Wherever a line holds the string "this", copy that line.
**** Provided material
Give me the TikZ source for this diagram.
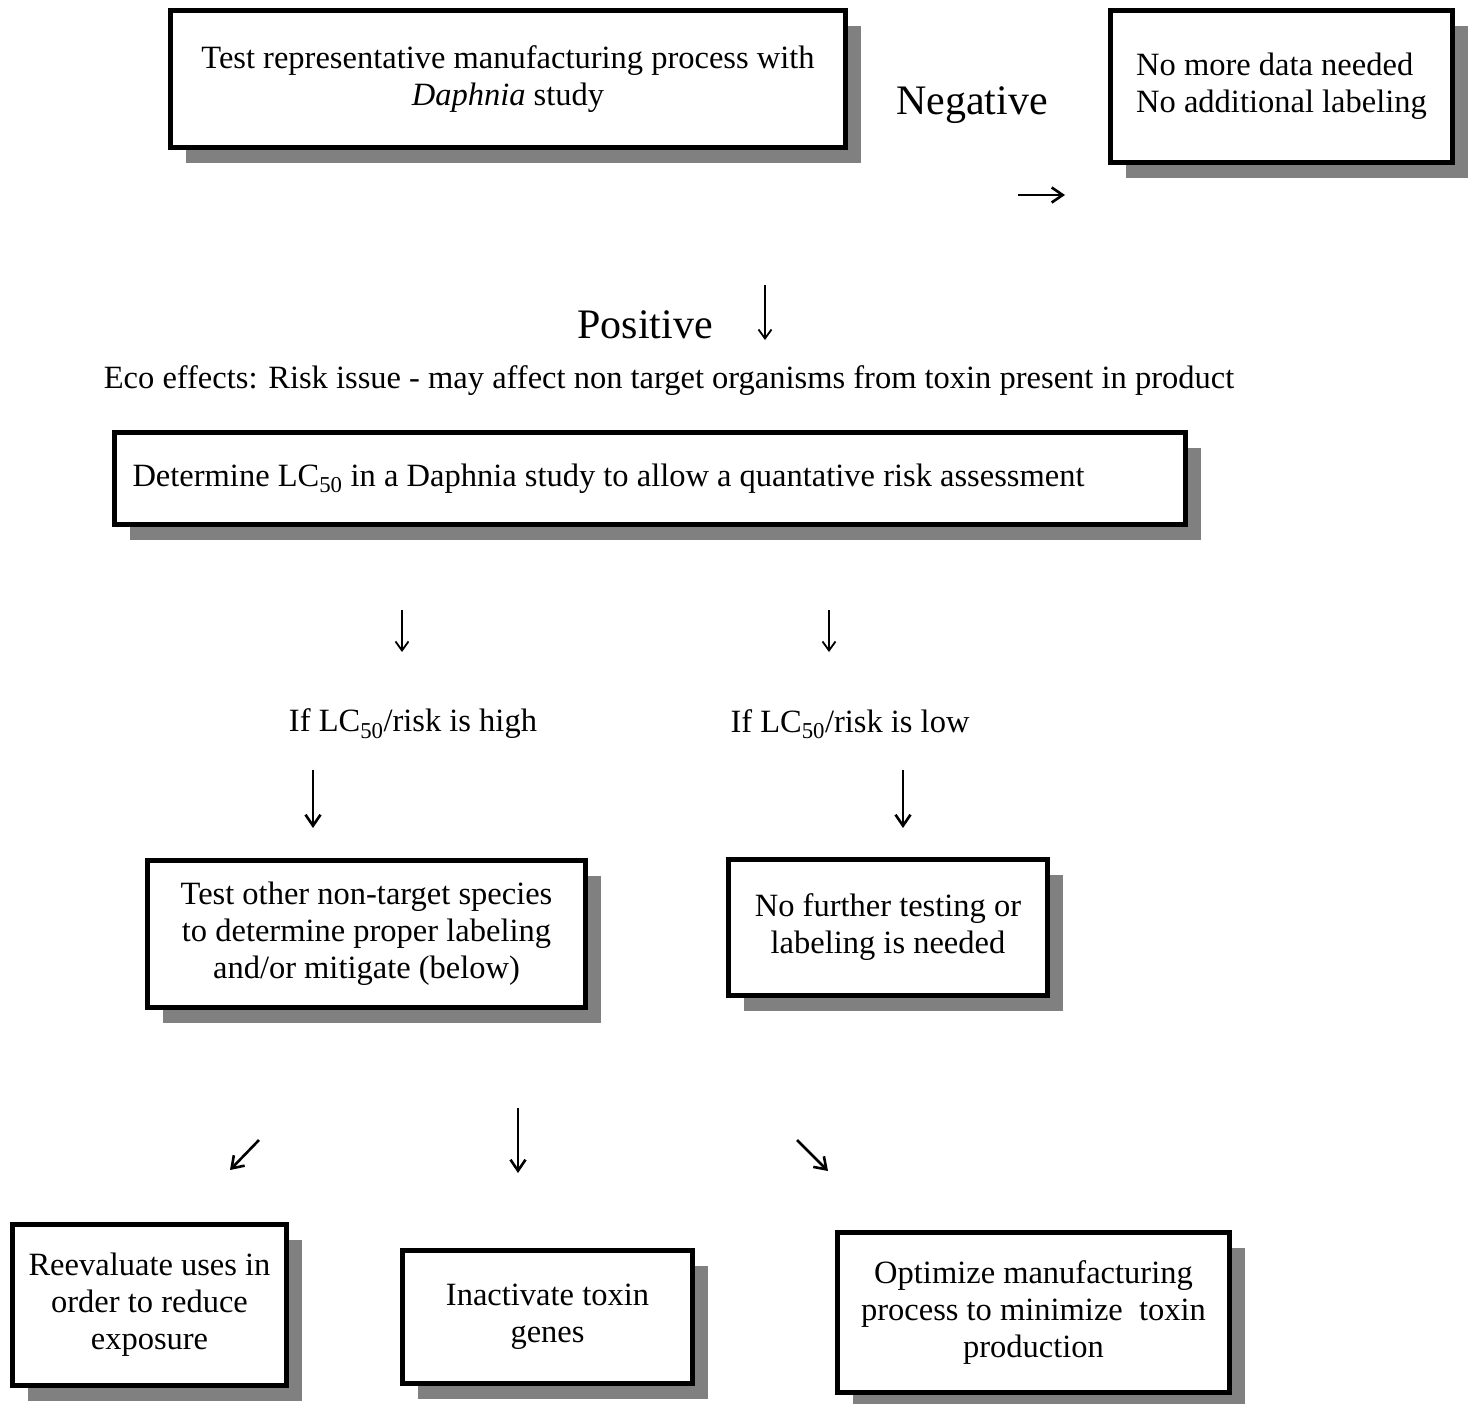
\documentclass[tikz,border=0pt]{standalone}
\usepackage{fontspec}
\setmainfont{Liberation Serif}
\usetikzlibrary{arrows.meta,shadows}
\definecolor{shadowgray}{RGB}{128,128,128}
\tikzset{
    box/.style ={
        rectangle,
        draw=black,
        line width=5pt,
        fill=white,
        align=center,
        general shadow={fill=shadowgray, shadow xshift=15pt, shadow yshift=-15pt},
        font=\fontsize{32.5}{37}\selectfont
    },
    label/.style={font=\fontsize{32.5}{37}\selectfont},
    biglabel/.style={font=\fontsize{42}{48}\selectfont},
    arr/.style={-{Straight Barb[length=9pt,width=13pt]}, line width=1.8pt},
    bigarr/.style={-{Straight Barb[length=11pt,width=15pt]}, line width=2.6pt}
}

\begin{document}
\begin{tikzpicture}[x=1pt,y=-1pt]
        \useasboundingbox (0,0) rectangle (1475,1403);
        \node[box,minimum width=675pt,minimum height=137pt] (TEST) at(508,79) {Test representative manufacturing process with\\\textit{Daphnia} study};
        \node[box,minimum width=342pt,minimum height=152pt,align=left] (NODATA) at(1281.5,86.5) {No more data needed\\No additional labeling};
        \node[box,minimum height=92pt,text width=1035pt,inner xsep=18pt,align=flush left] (LC) at(650,478.5) {Determine LC\textsubscript{50} in a Daphnia study to allow a quantative risk assessment};
        \node[box,minimum width=438pt,minimum height=147pt] (OTHER) at(366.5,934) {Test other non-target species\\to determine proper labeling\\and/or mitigate (below)};
        \node[box,minimum width=319pt,minimum height=136pt] (NOFURTHER) at(888,927.5) {No further testing or\\labeling is needed};
        \node[box,minimum width=274pt,minimum height=161pt] (REUSE) at(149.5,1305) {Reevaluate uses in\\order to reduce\\exposure};
        \node[box,minimum width=290pt,minimum height=133pt] (GENES) at(547.5,1317) {Inactivate toxin\\genes};
        \node[box,minimum width=392pt,minimum height=160pt] (OPTIMIZE) at(1033.5,1312.5) {Optimize manufacturing\\process to minimize\ \ toxin\\production};
        % labels
        \node[biglabel] (NEG) at(972,105) {Negative};
        \node[biglabel] (POS) at(645,325) {Positive};
        \node[label] (ECO) at(669,381) {Eco effects: Risk issue - may affect non target organisms from toxin present in product};
        \node[label] (HIGH) at(413,724) {If LC\textsubscript{50}/risk is high};
        \node[label] (LOW) at(850,724) {If LC\textsubscript{50}/risk is low};
        % arrows
        \coordinate (NEGA) at(1018,195);
        \coordinate (NEGB) at(1065,195);
        \coordinate (POSA) at(765,285);
        \coordinate (POSB) at(765,340);
        \coordinate (HIGHA) at(402,610);
        \coordinate (HIGHB) at(402,652);
        \coordinate (LOWA) at(829,610);
        \coordinate (LOWB) at(829,652);
        \coordinate (OTHERA) at(313,770);
        \coordinate (OTHERB) at(313,828);
        \coordinate (NOFURA) at(903,770);
        \coordinate (NOFURB) at(903,828);
        \coordinate (REUSEA) at(259,1140);
        \coordinate (REUSEB) at(230,1170);
        \coordinate (GENESA) at(518,1108);
        \coordinate (GENESB) at(518,1173);
        \coordinate (OPTA) at(797,1140);
        \coordinate (OPTB) at(828,1171);
        \draw[bigarr] (NEGA)--(NEGB);
        \draw[arr] (POSA)--(POSB);
        \draw[arr] (HIGHA)--(HIGHB);
        \draw[arr] (LOWA)--(LOWB);
        \draw[bigarr] (OTHERA)--(OTHERB);
        \draw[bigarr] (NOFURA)--(NOFURB);
        \draw[bigarr] (REUSEA)--(REUSEB);
        \draw[bigarr] (GENESA)--(GENESB);
        \draw[bigarr] (OPTA)--(OPTB);
    \end{tikzpicture}
\end{document}
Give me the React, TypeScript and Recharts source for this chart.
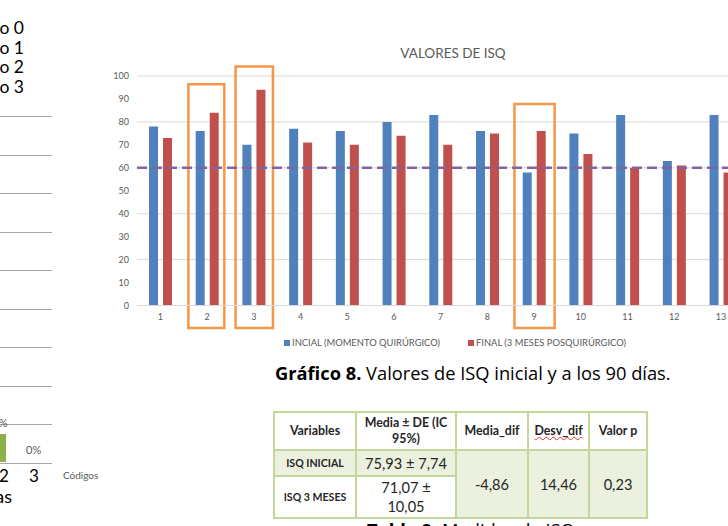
import React from 'react';
import { BarChart, Bar, XAxis, YAxis, CartesianGrid, ReferenceLine, ReferenceArea } from 'recharts';

// ISQ per patient (patient 14 is cut off at the right edge)
const patients = ['1', '2', '3', '4', '5', '6', '7', '8', '9', '10', '11', '12', '13', '14'];
const isqInicial = [78, 76, 70, 77, 76, 80, 83, 76, 58, 75, 83, 63, 83, 85];
const isqFinal = [73, 84, 94, 71, 70, 74, 70, 75, 76, 66, 60, 61, 58, 64];
const yTicks = [0, 10, 20, 30, 40, 50, 60, 70, 80, 90, 100];
const isqThreshold = 60;

const seriesNames = ['INCIAL (MOMENTO QUIRÚRGICO)', 'FINAL (3 MESES POSQUIRÚRGICO)'];
const seriesColors = ['#4f81bd', '#c0504d'];

// orange boxes around patients 2, 3 and 9, in axis units
const boxFrom = [1.6, 2.61, 8.58];
const boxTo = [2.37, 3.41, 9.44];
const boxTop = [96.4, 104.1, 87.8];
const boxBottom = -9.8;

// fragment of the previous chart on the left edge
const codigoLabels = ['Código 0', 'Código 1', 'Código 2', 'Código 3'];
const codigoTicks = ['2', '3'];

// table below
const tableHeader = ['Variables', 'Media ± DE (IC 95%)', 'Media_dif', 'Desv_dif', 'Valor p'];
const tableVariables = ['ISQ INICIAL', 'ISQ 3 MESES'];
const tableMeans = ['75,93 ± 7,74', '71,07 ± 10,05'];
const tableDiffs = ['-4,86', '14,46', '0,23'];

const data = patients.map((p, i) => ({
  patient: p,
  idx: i + 1,
  inicial: isqInicial[i],
  final: isqFinal[i],
}));

const FONT = 'Lato, "Open Sans", sans-serif';
const TEXT_FONT = '"Open Sans", Lato, sans-serif';
const GREEN_BORDER = '2px solid #c3d69b';
const GREEN_FILL = '#ebf1de';

function LeftFragment() {
  const lines = Array.from({ length: 10 }, (_, k) => 116 + k * 38.5);
  return (
    <>
      {codigoLabels.map((t, i) => (
        <div key={t} style={{ position: 'absolute', left: -80, top: 19 + i * 19.7, width: 104, textAlign: 'right', fontSize: 17.5, lineHeight: '17px', color: '#000' }}>
          {t}
        </div>
      ))}
      {lines.map((y) => (
        <div key={y} style={{ position: 'absolute', left: 0, top: y, width: 52, height: 1, background: '#a6a6a6' }} />
      ))}
      <div style={{ position: 'absolute', left: -14, top: 416, fontSize: 11, lineHeight: '13px', color: '#595959' }}>10%</div>
      <div style={{ position: 'absolute', left: 0, top: 434, width: 6, height: 28, background: '#8db04a' }} />
      <div style={{ position: 'absolute', left: 26, top: 443, fontSize: 11, lineHeight: '13px', color: '#595959' }}>0%</div>
      {codigoTicks.map((t, i) => (
        <div key={t} style={{ position: 'absolute', left: -1 + i * 30, top: 466, fontSize: 17, lineHeight: '20px', color: '#000' }}>{t}</div>
      ))}
      <div style={{ position: 'absolute', left: 63, top: 469, fontSize: 10, lineHeight: '12px', color: '#595959' }}>Códigos</div>
      <div style={{ position: 'absolute', left: -90, top: 486, width: 102, textAlign: 'right', fontSize: 18, lineHeight: '20px', color: '#000' }}>Frecuencias</div>
    </>
  );
}

function IsqChart() {
  return (
    <div style={{ position: 'absolute', left: 0, top: 0 }}>
      <BarChart
        width={800}
        height={360}
        data={data}
        barGap={5}
        margin={{ top: 76, right: 9, bottom: 24.5, left: 97 }}
      >
        <CartesianGrid vertical={false} stroke="#d9d9d9" />
        <XAxis
          dataKey="patient"
          height={30}
          tickLine={false}
          axisLine={{ stroke: '#d9d9d9' }}
          tick={{ fontSize: 9, fill: '#595959', fontFamily: FONT }}
          interval={0}
        />
        <XAxis xAxisId="box" type="number" dataKey="idx" domain={[0.5, 14.5]} allowDataOverflow hide />
        <YAxis
          domain={[0, 100]}
          ticks={yTicks}
          width={40}
          axisLine={false}
          tickLine={false}
          tick={{ fontSize: 9, fill: '#595959', fontFamily: FONT }}
        />
        <Bar dataKey="inicial" name={seriesNames[0]} fill={seriesColors[0]} barSize={9} isAnimationActive={false} />
        <Bar dataKey="final" name={seriesNames[1]} fill={seriesColors[1]} barSize={9} isAnimationActive={false} />
        <ReferenceLine y={isqThreshold} stroke="#8064a2" strokeWidth={2.5} strokeDasharray="10 5" />
        {boxFrom.map((x1, i) => (
          <ReferenceArea
            key={i}
            xAxisId="box"
            x1={x1}
            x2={boxTo[i]}
            y1={boxBottom}
            y2={boxTop[i]}
            ifOverflow="visible"
            fill="none"
            fillOpacity={0}
            stroke="#f79646"
            strokeWidth={2.5}
          />
        ))}
      </BarChart>
    </div>
  );
}

export default function App() {
  const legendLeft = [284, 468];
  const cell: React.CSSProperties = { border: GREEN_BORDER, textAlign: 'center', verticalAlign: 'middle', padding: '0 2px' };
  return (
    <div style={{ position: 'absolute', left: 0, top: 0, width: 728, height: 526, overflow: 'hidden', background: '#fff', fontFamily: FONT }}>
      <LeftFragment />
      <IsqChart />
      <div style={{ position: 'absolute', left: 353, top: 45, width: 200, textAlign: 'center', fontSize: 13.5, lineHeight: '16px', color: '#595959' }}>
        VALORES DE ISQ
      </div>
      {seriesNames.map((name, i) => (
        <div key={name} style={{ position: 'absolute', left: legendLeft[i], top: 337, display: 'flex', alignItems: 'center', fontSize: 9.4, lineHeight: '12px', color: '#595959', whiteSpace: 'nowrap' }}>
          <span style={{ display: 'inline-block', width: 6, height: 6, background: seriesColors[i], marginRight: 2 }} />
          {name}
        </div>
      ))}
      <div style={{ position: 'absolute', left: 275, top: 362, fontFamily: TEXT_FONT, fontSize: 18.3, lineHeight: '21px', color: '#000', whiteSpace: 'nowrap' }}>
        <b>Gráfico 8.</b> Valores de ISQ inicial y a los 90 días.
      </div>
      <table style={{ position: 'absolute', left: 273, top: 411, borderCollapse: 'collapse', tableLayout: 'fixed', width: 373, color: '#262626' }}>
        <colgroup>
          {[82, 100, 72, 61, 58].map((w, i) => <col key={i} style={{ width: w }} />)}
        </colgroup>
        <tbody>
          <tr style={{ height: 38 }}>
            {tableHeader.map((h) => (
              <td key={h} style={{ ...cell, fontWeight: 700, fontSize: 12.4, lineHeight: '16px' }}>
                {h === 'Desv_dif' ? (
                  <span style={{ textDecoration: 'underline wavy #e03030', textDecorationThickness: 1 }}>{h}</span>
                ) : h === 'Media ± DE (IC 95%)' ? (
                  <>Media ± DE (IC<br />95%)</>
                ) : h}
              </td>
            ))}
          </tr>
          <tr style={{ height: 26 }}>
            <td style={{ ...cell, background: GREEN_FILL, fontWeight: 700, fontSize: 10.6 }}>{tableVariables[0]}</td>
            <td style={{ ...cell, background: GREEN_FILL, fontSize: 14.6 }}>{tableMeans[0]}</td>
            {tableDiffs.map((d) => (
              <td key={d} rowSpan={2} style={{ ...cell, background: GREEN_FILL, fontSize: 14.6 }}>{d}</td>
            ))}
          </tr>
          <tr style={{ height: 42 }}>
            <td style={{ ...cell, fontWeight: 700, fontSize: 10.6 }}>{tableVariables[1]}</td>
            <td style={{ ...cell, fontSize: 14.6, lineHeight: '19px' }}>
              {tableMeans[1].split(' ± ')[0]} ±<br />{tableMeans[1].split(' ± ')[1]}
            </td>
          </tr>
        </tbody>
      </table>
      <div style={{ position: 'absolute', left: 367, top: 519, fontFamily: TEXT_FONT, fontSize: 18.3, lineHeight: '21px', color: '#000', whiteSpace: 'nowrap' }}>
        <b>Tabla 9.</b> Medidas de ISQ
      </div>
    </div>
  );
}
********
Written answer:
Give me the TikZ source for this diagram.
Give me the React, TypeScript and Recharts source for this chart.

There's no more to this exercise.